Dan aneh sekali kalau mereka yang berpendidikan dan terdidik tersebut tidak mempertimbangkan bagaimana implikasi kebijakan itu secara visioner jauh ke depan.
Tapi ya begitulah, ternyata memang lucu dan aneh, karena memang realitanya di lapangan faktanya ya memang seperti itu adanya, memutuskan dan memberlakukan kebijakan enggak mikir panjang, dasar-dasar pertimbangannya sempit dan dangkal.
Bahkan, sering sekali membuat kebijakan hanya karena mempertimbangkan satu aspek permasalahan saja tanpa mempertimbangkan kaitannya dengan aspek-aspek yang lainnya, sehingga gagal megenali dan menela'ah pokok masalah yang dihadapi secara keseluruhan.
Terkesan kok menggampangkan banget atau dengan bahasa gaulnya terkesan menyederhanakan sesuatu (over simplification), kurang wawas dalam mempelajari secara mendalam untuk memutuskan suatu kebijakan, terkesan sembrono karena tidak serius dan tidak fokus mengeksekusi kebijakan.
Malahnya kebijakan yang diberlakukan justru tidak dapat mengatasi masalah, sehingga menimbulkan masalah-masalah baru.
Yang jelas, jika kebijakan pemerintah sering berubah-ubah dan enggak konsisten begitu, tentu saja akan dapat semakin menggerus kepercayaan publik, kredibilitas pemerintah semakin jatuh dan hancur, karena terkesan terlalu menjual murah harga diri.

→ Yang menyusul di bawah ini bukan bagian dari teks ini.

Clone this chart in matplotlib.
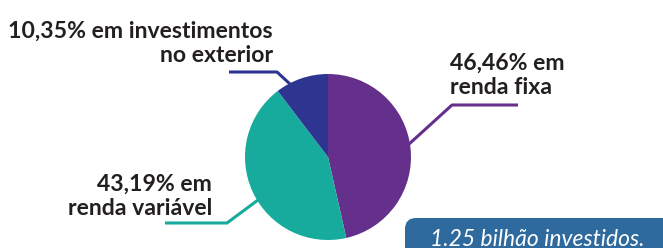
import matplotlib
matplotlib.use("Agg")
import matplotlib.pyplot as plt
from matplotlib.patches import FancyBboxPatch

# data
categories = ["renda fixa", "renda variável", "investimentos no exterior"]
shares = [46.46, 43.19, 10.35]
labels = ["46,46% em\nrenda fixa", "43,19% em\nrenda variável", "10,35% em investimentos\nno exterior"]
colors = ["#65308c", "#16ab9c", "#2e3591"]
total_note = "1.25 bilhão investidos."

W, H = 663, 248
TEXT = "#231f20"
plt.rcParams["font.family"] = ["Lato", "DejaVu Sans"]

fig = plt.figure(figsize=(W / 100, H / 100), dpi=100)
ax = fig.add_axes([0, 0, 1, 1])


def Y(y_img):
    # image row -> data y
    return H - y_img


ax.pie(shares, colors=colors, startangle=90, counterclock=False,
       center=(328, Y(157)), radius=83, frame=True,
       wedgeprops=dict(linewidth=0))

# leader lines (pie edge -> elbow -> end)
ax.plot([408, 452, 518], [Y(145), Y(105), Y(105)], color=colors[0], lw=2.2,
        solid_capstyle="butt")
ax.plot([258, 227, 165], [Y(200), Y(223), Y(223)], color=colors[1], lw=2.2,
        solid_capstyle="butt")
ax.plot([290, 277, 229], [Y(84), Y(72), Y(72)], color=colors[2], lw=2.2,
        solid_capstyle="butt")

kw = dict(fontsize=16.6, fontweight="bold", color=TEXT, linespacing=1.18)
ax.text(450, Y(94), labels[0], ha="left", va="baseline", **kw)
ax.text(212, Y(215), labels[1], ha="right", va="baseline", multialignment="right", **kw)
ax.text(273, Y(62), labels[2], ha="right", va="baseline", multialignment="right", **kw)

box = FancyBboxPatch((405, -20), 300, Y(218) + 20,
                     boxstyle="round,pad=0,rounding_size=11",
                     facecolor="#2e6a9e", edgecolor="none")
ax.add_patch(box)
ax.text(430, Y(246), total_note, ha="left", va="baseline", fontsize=16.5,
        style="italic", color="white")

ax.set_xlim(0, W)
ax.set_ylim(0, H)
ax.set_aspect("auto")
ax.axis("off")

fig.savefig("out.png", dpi=100)
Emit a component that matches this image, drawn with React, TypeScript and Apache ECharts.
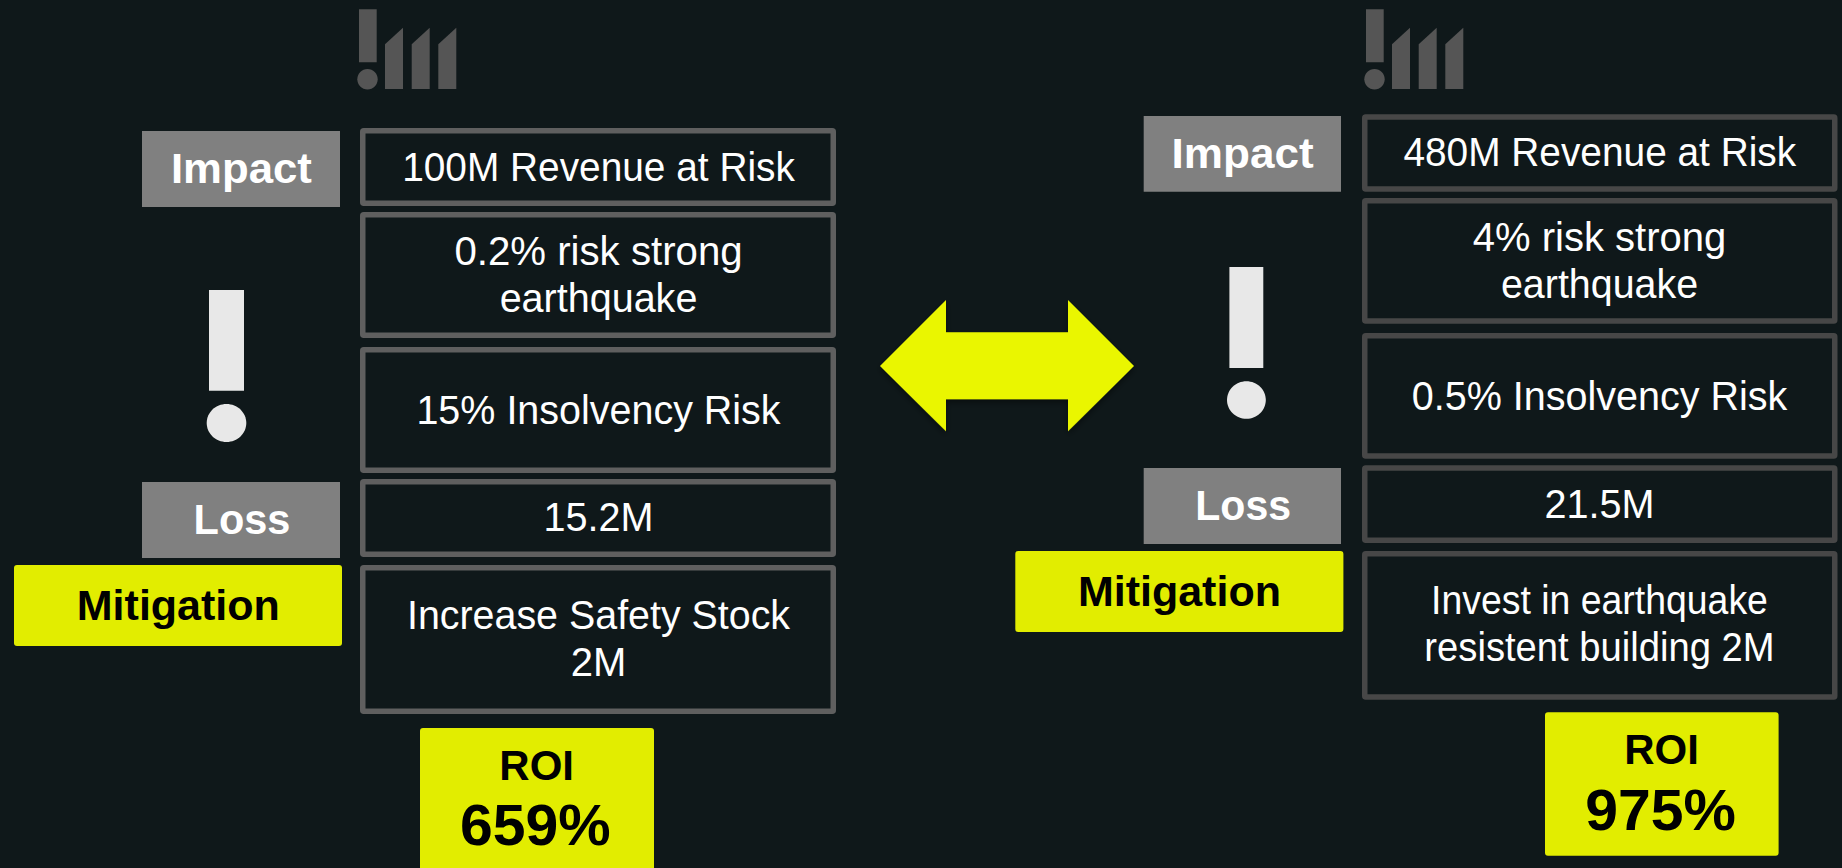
import React, { useEffect, useRef } from "react";
import * as echarts from "echarts";

const leftValues = [
  "100M Revenue at Risk",
  "0.2% risk strong\nearthquake",
  "15% Insolvency Risk",
  "15.2M",
  "Increase Safety Stock\n2M",
];
const rightValues = [
  "480M Revenue at Risk",
  "4% risk strong\nearthquake",
  "0.5% Insolvency Risk",
  "21.5M",
  "Invest in earthquake\nresistent building 2M",
];
const labels = ["Impact", "Loss", "Mitigation"];
const roiTitle = "ROI";
const roiValues = ["659%", "975%"];

const BG = "#0f181a";
const FONT = "'Liberation Sans', Arial, sans-serif";
const YELLOW = "#e2ed00";
const ARROW = "#eaf600";
const GREY = "#808080";
const LOGO = "#555555";
const BIG = "#e8e8e8";
const BORDER_L = "#5f5f5f";
const BORDER_R = "#474747";

const one = (text: string, x: number, y: number, size: number, bold: boolean, fill: string, sx: number) => ({
  type: "text",
  x,
  y,
  scaleX: sx,
  style: {
    text,
    fill,
    fontFamily: FONT,
    fontSize: size,
    fontWeight: bold ? "bold" : "normal",
    align: "center",
    verticalAlign: "middle",
    textAlign: "center",
    textVerticalAlign: "middle",
  },
});

// one element per written line, so that each line can be fitted to its own width
const txt = (
  text: string,
  x: number,
  ys: number[],
  size: number,
  bold: boolean,
  fill: string,
  sx: number[] = [1, 1],
) => text.split("\n").map((line, i) => one(line, x, ys[i], size, bold, fill, sx[i]));

const box = (x0: number, y0: number, x1: number, y1: number, stroke: string) => ({
  type: "rect",
  shape: { x: x0 + 2.75, y: y0 + 2.75, width: x1 - x0 - 5.5, height: y1 - y0 - 5.5, r: 1 },
  style: { fill: "transparent", stroke, lineWidth: 5.5 },
});

const fillRect = (x0: number, y0: number, x1: number, y1: number, fill: string, r = 0) => ({
  type: "rect",
  shape: { x: x0, y: y0, width: x1 - x0, height: y1 - y0, r },
  style: { fill },
});

const logo = (dx: number) => [
  fillRect(359 + dx, 9.3, 376.7 + dx, 62.3, LOGO),
  { type: "ellipse", shape: { cx: 367.5 + dx, cy: 79.2, rx: 10.2, ry: 10.2 }, style: { fill: LOGO } },
  ...[385, 411.7, 438.3].map((x) => ({
    type: "polygon",
    shape: {
      points: [
        [x + dx, 89],
        [x + dx, 44.3],
        [x + 18 + dx, 27.7],
        [x + 18 + dx, 89],
      ],
    },
    style: { fill: LOGO },
  })),
];

const graphics = [
  ...logo(0),
  ...logo(1007),

  // left column
  fillRect(142, 131, 340, 207, GREY),
  fillRect(142, 482, 340, 558, GREY),
  fillRect(14, 565, 342, 646, YELLOW, 3),
  fillRect(420, 728, 654, 880, YELLOW, 3),
  box(360, 128, 836, 206, BORDER_L),
  box(360, 212, 836, 338, BORDER_L),
  box(360, 347, 836, 473, BORDER_L),
  box(360, 479, 836, 557, BORDER_L),
  box(360, 565, 836, 714, BORDER_L),
  fillRect(209, 290, 244, 390.7, BIG),
  { type: "ellipse", shape: { cx: 226.5, cy: 423, rx: 19.8, ry: 19 }, style: { fill: BIG } },

  ...txt(labels[0], 241.4, [168.5], 43, true, "#ffffff", [1.017]),
  ...txt(labels[1], 242, [519.5], 43, true, "#ffffff", [0.965]),
  ...txt(labels[2], 178.3, [604.7], 43, true, "#000000"),
  ...txt(leftValues[0], 598.5, [167], 40, false, "#ffffff", [0.971]),
  ...txt(leftValues[1], 598.5, [251, 298], 40, false, "#ffffff", [1.005, 0.988]),
  ...txt(leftValues[2], 598.5, [410], 40, false, "#ffffff", [0.987]),
  ...txt(leftValues[3], 598.5, [517.3], 40, false, "#ffffff", [0.99]),
  ...txt(leftValues[4], 598.5, [615.3, 662], 40, false, "#ffffff", [0.985, 1]),
  ...txt(roiTitle, 536.7, [765], 42, true, "#000000"),
  ...txt(roiValues[0], 535.4, [824.7], 58, true, "#000000", [1.016]),

  // arrow
  {
    type: "polygon",
    shape: {
      points: [
        [880, 366],
        [946, 300],
        [946, 332.3],
        [1068, 332.3],
        [1068, 300],
        [1134, 366],
        [1068, 431.3],
        [1068, 399.3],
        [946, 399.3],
        [946, 431.3],
      ],
    },
    style: { fill: ARROW, shadowBlur: 6, shadowOffsetY: 3, shadowColor: "rgba(0,0,0,0.45)" },
  },

  // right column
  fillRect(1143.7, 116, 1341, 191.7, GREY),
  fillRect(1143.7, 468, 1341, 544, GREY),
  fillRect(1015.3, 551, 1343.4, 632, YELLOW, 3),
  fillRect(1545, 712.3, 1778.6, 855.7, YELLOW, 3),
  box(1362, 114.3, 1837.5, 191.7, BORDER_R),
  box(1362, 198, 1837.5, 323.7, BORDER_R),
  box(1362, 333, 1837.5, 458.7, BORDER_R),
  box(1362, 465.3, 1837.5, 543, BORDER_R),
  box(1362, 551, 1837.5, 699.7, BORDER_R),
  fillRect(1229.4, 267, 1263.3, 368, BIG),
  { type: "ellipse", shape: { cx: 1246.4, cy: 400, rx: 19.4, ry: 18.8 }, style: { fill: BIG } },

  ...txt(labels[0], 1242.6, [153.5], 43, true, "#ffffff", [1.025]),
  ...txt(labels[1], 1243.2, [505], 43, true, "#ffffff", [0.955]),
  ...txt(labels[2], 1179.4, [590.7], 43, true, "#000000"),
  ...txt(rightValues[0], 1599.8, [152], 40, false, "#ffffff", [0.971]),
  ...txt(rightValues[1], 1599.5, [237, 283.5], 40, false, "#ffffff", [1, 0.985]),
  ...txt(rightValues[2], 1599.5, [395.5], 40, false, "#ffffff", [0.988]),
  ...txt(rightValues[3], 1599.5, [503.5], 40, false, "#ffffff", [0.99]),
  ...txt(rightValues[4], 1599.5, [600, 647.5], 40, false, "#ffffff", [0.935, 0.955]),
  ...txt(roiTitle, 1661.5, [749.5], 42, true, "#000000"),
  ...txt(roiValues[1], 1660.6, [809.5], 58, true, "#000000", [1.016]),
];

export default function App() {
  const ref = useRef<HTMLDivElement>(null);
  useEffect(() => {
    const chart = echarts.init(ref.current!, undefined, { renderer: "svg" });
    chart.setOption({
      animation: false,
      backgroundColor: BG,
      graphic: { elements: graphics },
    });
    return () => chart.dispose();
  }, []);
  return (
    <div
      ref={ref}
      style={{ position: "fixed", left: 0, top: 0, width: 1842, height: 868 }}
    />
  );
}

Jadi, dengan bercermin dari kebijakan pemerintah yang sering sekali plintat plintut ini, maka jangan sampai terulang kembali hal begini dikemudian hari.
Sehingga harus dievaluasi dan diperbaiki, agat kiranya dalam memutuskan suatu kebijakan publik itu tidak sembrono. Camkan!